Muslim Anti-Semitism is a very real, but whether or not hatred of Jews is either typical among contemporary Muslims, at least in America, or reflective of traditional Islam, is another story. That appraisal probably disturbs people on each side, with half already screaming that I am an Islamaphobe and the other half that I am a shill for the Muslim community.
Whether my assessment is correct or not, one thing is for certain: no problem, whether between individuals, communities or nations, gets better until each side can imagine that they are more guilty than they like to admit and that the other side is not as bad as they like to imagine. And all the attempts to avoid that, however well-intentioned, simply fuel the fires of hatred and suspicion on both sides.
Beliefnet’s Islam editor Dilshad Ali shared with me a piece by Muslim Next Door author, Sumbul Ali-Karamali which falls prey to some of that avoidance. Ms. Ali-Karamali largely ignores the real challenges of Muslim anti-Semitism, opting instead to explain how hatred of Jews has no place in classical Islam and has been rarely manifested among Muslims. And as beautiful as her conclusions are, it makes me wonder what she could be thinking.
Even if one makes a solid case for the relative merits of Islam over Christianity vis a vis the past treatment of Jews, which is entirely appropriate, we can not ignore the second-class status imposed upon Jews even under the crescent. Of course, as Ali-Karamali proudly points out, Jews were honored as people of the book, but they were hardly equal citizens. Jews were also relegated to the status of protected minorities forced to pay a Jewish head tax.
A good comparison may be to the status of Black Americans living under Jim Crow laws in more tolerant communities. Her failure to point that out turns her reflections on Muslim anti-Semitism into little more than patting her own tradition on the back, and misses an important opportunity for the kind of balanced exploration which is needed if she wants to be heard by those she hopes to convince.
But I guess that’s the point. She is trying to convince, not to explore a serious problem.
It’s not unlike Jews failing to see how windy speeches about the Bible’s commandments assuring full legal equality to all who live in the land of Israel, do not prove that Israeli Arabs and Israeli Jews are always treated equally.
From Muslim/non-Muslim intermarriage to the history of Muslim leaders during the Holocaust, her work is both historically inaccurate and in the same direction. That will simply not get the job done, if the job is really to make things genuinely better and not simply to convince those outside a community that they have nothing about which to worry.
I agree with Ms. Ali-Karamali that the real issue is choice. We all need to make choices about how to tell the story of our people. W all need to know that any telling in which we are always the innocent misunderstood ones is likely to be very wrong and can be very dangerous.
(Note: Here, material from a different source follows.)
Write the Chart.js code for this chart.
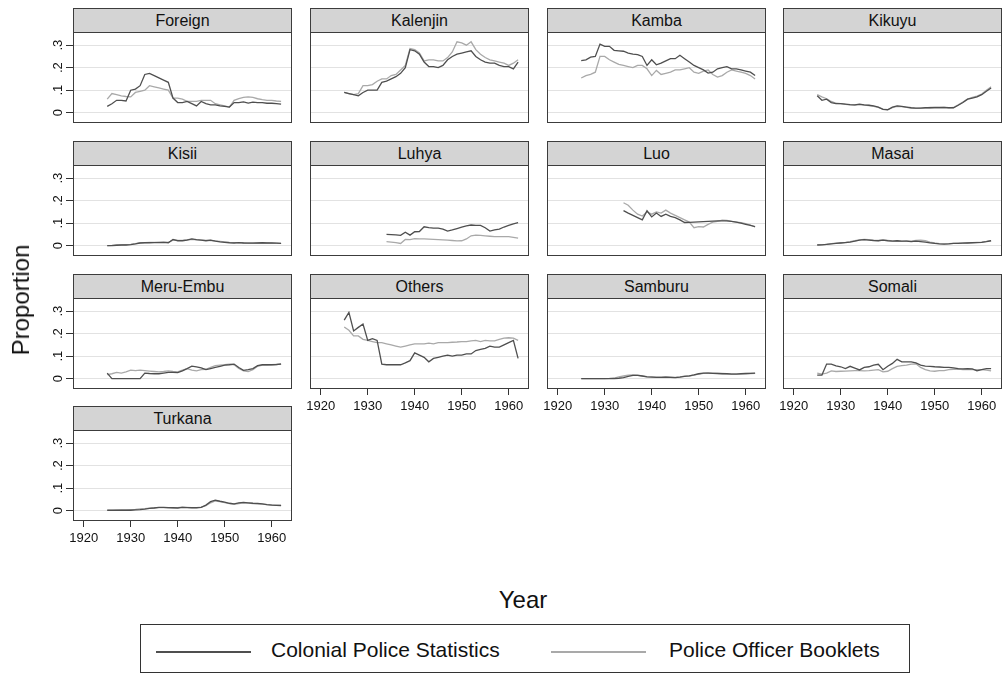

I believe that the future to which both Ms. Ali-Karamali and I aspire is probably quite similar and even attainable. But getting there will require a much more honest confrontation with the past. It will require cultivating a love of the traditions we follow based on their ability to attain that longed-for future, despite the fact that they have more than a few dark moments in that past which we must confront.